The answer says that “substantive file notings on certain aspects relating to social and development issues may be disclosed”.
This clearly shows the intention of UPA Government to again conceal, hide, sidetrack, camouflage and do everything possible to prevent free flow of information to the common man.
I suspect not without basis that several corrupt bureaucrats who are having conjugal relations with corrupt UPA politicians are tremendously worried about the possibility of their partisan views expressed in ‘File Notings’ reaching the public and becoming matters of public dispute, public controversy and finally judicial review. I have myself been a civil servant in the Indian Administrative Service (IAS) for 29 years. I can testify from my experience that an honest civil servant will never be deterred from expressing his views frankly on the file because of fear of disclosure of such information. Nor will he be worried about disclosures. Unscrupulous and dishonest bureaucrats in absolute majority in the minority UPA Government may be apprehensive about such disclosures. But all the citizens in India should feel tremendously happy that The Right To Information Act (RTI) has already started having its positive and beneficial impact.

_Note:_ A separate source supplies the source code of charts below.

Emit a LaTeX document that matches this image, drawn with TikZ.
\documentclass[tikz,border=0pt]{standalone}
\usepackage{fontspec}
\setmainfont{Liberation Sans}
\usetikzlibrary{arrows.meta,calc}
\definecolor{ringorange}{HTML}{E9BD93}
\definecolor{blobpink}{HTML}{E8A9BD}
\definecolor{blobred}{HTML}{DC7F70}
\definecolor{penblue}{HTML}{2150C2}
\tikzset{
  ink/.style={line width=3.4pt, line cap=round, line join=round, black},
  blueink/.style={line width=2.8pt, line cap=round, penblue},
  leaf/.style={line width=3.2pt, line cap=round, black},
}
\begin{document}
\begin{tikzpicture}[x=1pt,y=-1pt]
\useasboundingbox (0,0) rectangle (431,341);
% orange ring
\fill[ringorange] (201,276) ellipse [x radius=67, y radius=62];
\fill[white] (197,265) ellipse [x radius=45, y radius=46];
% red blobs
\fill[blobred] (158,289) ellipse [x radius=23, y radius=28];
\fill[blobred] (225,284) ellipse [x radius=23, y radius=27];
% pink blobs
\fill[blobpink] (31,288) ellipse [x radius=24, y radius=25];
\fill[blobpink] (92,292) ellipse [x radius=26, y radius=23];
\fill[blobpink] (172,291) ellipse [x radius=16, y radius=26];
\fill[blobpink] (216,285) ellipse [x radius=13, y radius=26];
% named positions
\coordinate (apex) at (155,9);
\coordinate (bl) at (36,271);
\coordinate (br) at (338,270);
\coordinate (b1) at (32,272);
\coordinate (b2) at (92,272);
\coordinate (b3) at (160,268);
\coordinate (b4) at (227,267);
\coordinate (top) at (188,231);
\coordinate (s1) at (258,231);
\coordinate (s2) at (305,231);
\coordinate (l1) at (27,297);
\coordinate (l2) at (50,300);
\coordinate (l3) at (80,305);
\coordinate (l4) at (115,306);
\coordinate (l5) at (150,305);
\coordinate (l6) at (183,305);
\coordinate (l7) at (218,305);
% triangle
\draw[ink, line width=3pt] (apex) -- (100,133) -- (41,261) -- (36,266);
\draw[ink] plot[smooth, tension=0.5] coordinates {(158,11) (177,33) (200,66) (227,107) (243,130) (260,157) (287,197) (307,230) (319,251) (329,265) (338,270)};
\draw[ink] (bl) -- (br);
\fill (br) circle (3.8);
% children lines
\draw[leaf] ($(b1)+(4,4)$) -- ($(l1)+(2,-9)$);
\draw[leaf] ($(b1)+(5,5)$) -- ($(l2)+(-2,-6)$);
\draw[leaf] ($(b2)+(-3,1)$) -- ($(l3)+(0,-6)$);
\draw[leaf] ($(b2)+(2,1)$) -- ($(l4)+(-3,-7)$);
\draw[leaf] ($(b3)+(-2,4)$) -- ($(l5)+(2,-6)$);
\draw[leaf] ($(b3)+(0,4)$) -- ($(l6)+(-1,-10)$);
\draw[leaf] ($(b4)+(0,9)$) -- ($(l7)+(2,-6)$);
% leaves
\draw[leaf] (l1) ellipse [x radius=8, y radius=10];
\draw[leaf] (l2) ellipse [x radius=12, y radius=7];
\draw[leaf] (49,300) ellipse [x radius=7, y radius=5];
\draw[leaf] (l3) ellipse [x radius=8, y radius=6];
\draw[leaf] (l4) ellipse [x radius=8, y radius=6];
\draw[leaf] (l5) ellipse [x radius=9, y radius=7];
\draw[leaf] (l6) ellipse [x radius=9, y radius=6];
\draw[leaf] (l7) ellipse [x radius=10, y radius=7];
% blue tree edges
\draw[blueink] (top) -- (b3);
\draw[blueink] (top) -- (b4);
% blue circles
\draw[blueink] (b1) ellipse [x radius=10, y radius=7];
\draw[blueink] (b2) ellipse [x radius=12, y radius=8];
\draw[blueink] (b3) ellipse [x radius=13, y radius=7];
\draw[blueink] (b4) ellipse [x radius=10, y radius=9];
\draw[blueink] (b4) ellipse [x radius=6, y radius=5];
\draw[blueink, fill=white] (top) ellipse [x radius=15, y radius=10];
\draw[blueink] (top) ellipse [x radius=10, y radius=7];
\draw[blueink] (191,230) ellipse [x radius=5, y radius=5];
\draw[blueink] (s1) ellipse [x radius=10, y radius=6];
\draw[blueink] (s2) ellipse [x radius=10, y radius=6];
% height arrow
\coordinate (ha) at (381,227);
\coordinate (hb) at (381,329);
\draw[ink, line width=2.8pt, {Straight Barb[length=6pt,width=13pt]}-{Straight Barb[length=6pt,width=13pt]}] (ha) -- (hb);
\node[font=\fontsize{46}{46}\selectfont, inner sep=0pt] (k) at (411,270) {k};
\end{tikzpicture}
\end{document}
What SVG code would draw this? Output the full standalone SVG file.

Eternal vigilance is the price of individual liberty. What then is the spirit of liberty? I cannot define it. I can only give you an article of my faith. The spirit of liberty is the spirit which is not too sure that it is right. The spirit of liberty is the spirit which seeks to understand the minds of other men and women. The spirit of liberty is the spirit which weighs their interest alongside its own without bios. The spirit of liberty remembers that not even a sparrow falls to earth unheeded or unheard. The spirit of liberty is the spirit of Him who, more than 2000 years ago, taught mankind that lesson it has never learned, but has never quite forgotten—that there may be a kingdom where the least shall be heard and considered side by side with the greatest. To conclude in the famous words of Lord Acton: “Liberty is not a means to a higher political end. It is itself the highest political end”.